Inventory should continue to rise, but at a slower and more sustainable pace. The sharp reset that followed the ultra-low inventory years appears to be behind us. What lies ahead is gradual normalization rather than a surge of new listings. Replacement costs, land constraints, and lifestyle-driven decisions will continue to limit oversupply.


Pricing is expected to remain stable, with modest upside for the best homes. Well-located, well-presented properties should continue to sell close to list price. Homes that rely on outdated pricing assumptions from earlier cycles are likely to struggle. The 2.5% appreciation seen in 2025, even in a higher-rate environment, suggests resilience rather than vulnerability.


Interest rates will remain the key variable shaping behavior in 2026. If rates drift modestly lower, even by half a point, more buyers are likely to re-enter the market, helping absorb inventory and support pricing. If rates remain elevated, buyers will stay selective and sellers will need to price thoughtfully. In either case, the market is more likely to move steadily than sharply in either direction.

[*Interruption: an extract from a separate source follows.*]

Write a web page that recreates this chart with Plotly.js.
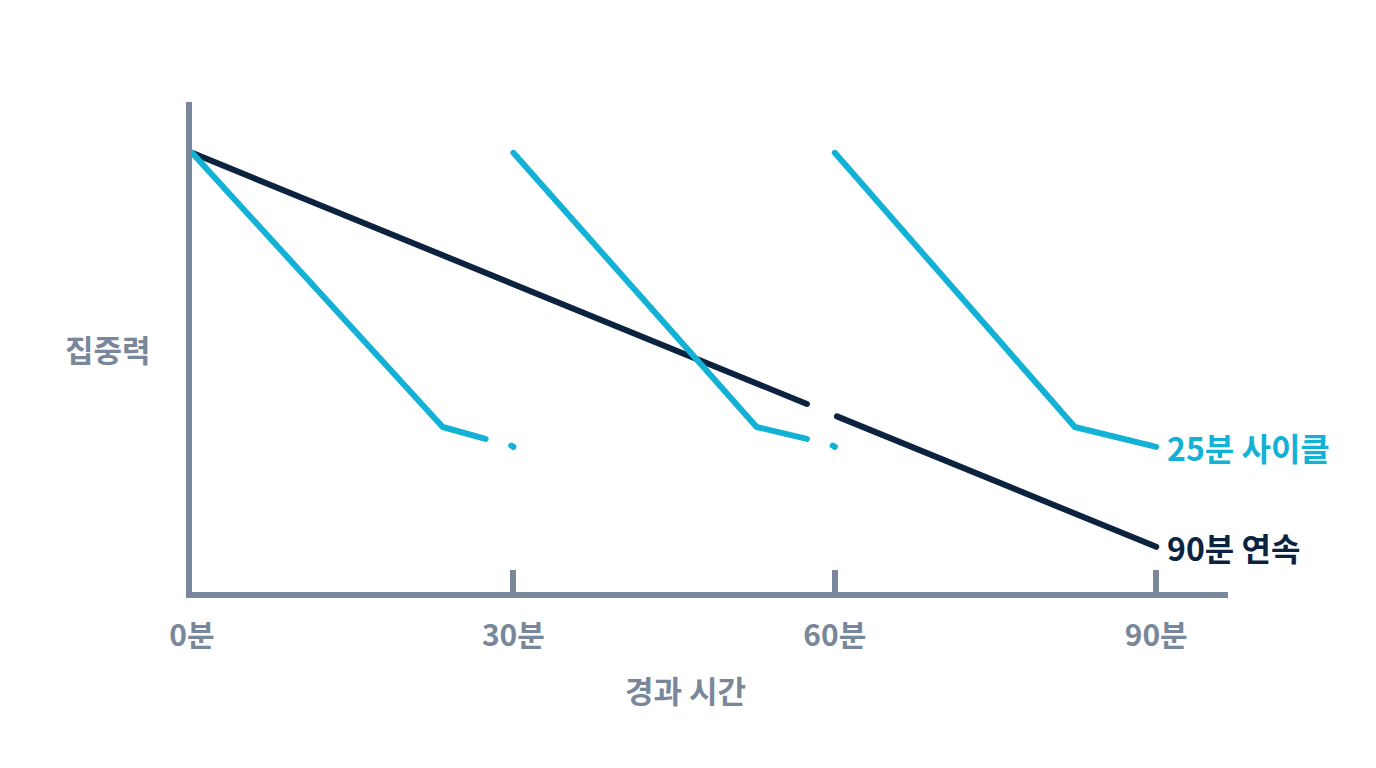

It’s also worth keeping rate expectations grounded. While many buyers and sellers still think of today’s mortgage rates as “high,” they are actually close to the 30-year historical average. The ultra-low rates of 2020 and 2021 were the exception, not the rule. As we move through 2026, rates may drift down somewhat, but buyers will eventually need to adjust to a new normal that looks more like long-term history than the recent past. That adjustment doesn’t stop the market from functioning, it simply shifts how buyers evaluate affordability and how sellers think about pricing and timing.


The Bigger Picture for Charlotte Homeowners


For homeowners in Charlotte’s $1M– $3.5M range, 2026 is shaping up to be a year of balance rather than volatility. Buyers benefit from more options. Sellers gain confidence as inventory normalizes. Strategy matters more than speed.


That may not make for dramatic headlines, but it’s exactly what a healthy, sustainable real estate market looks like.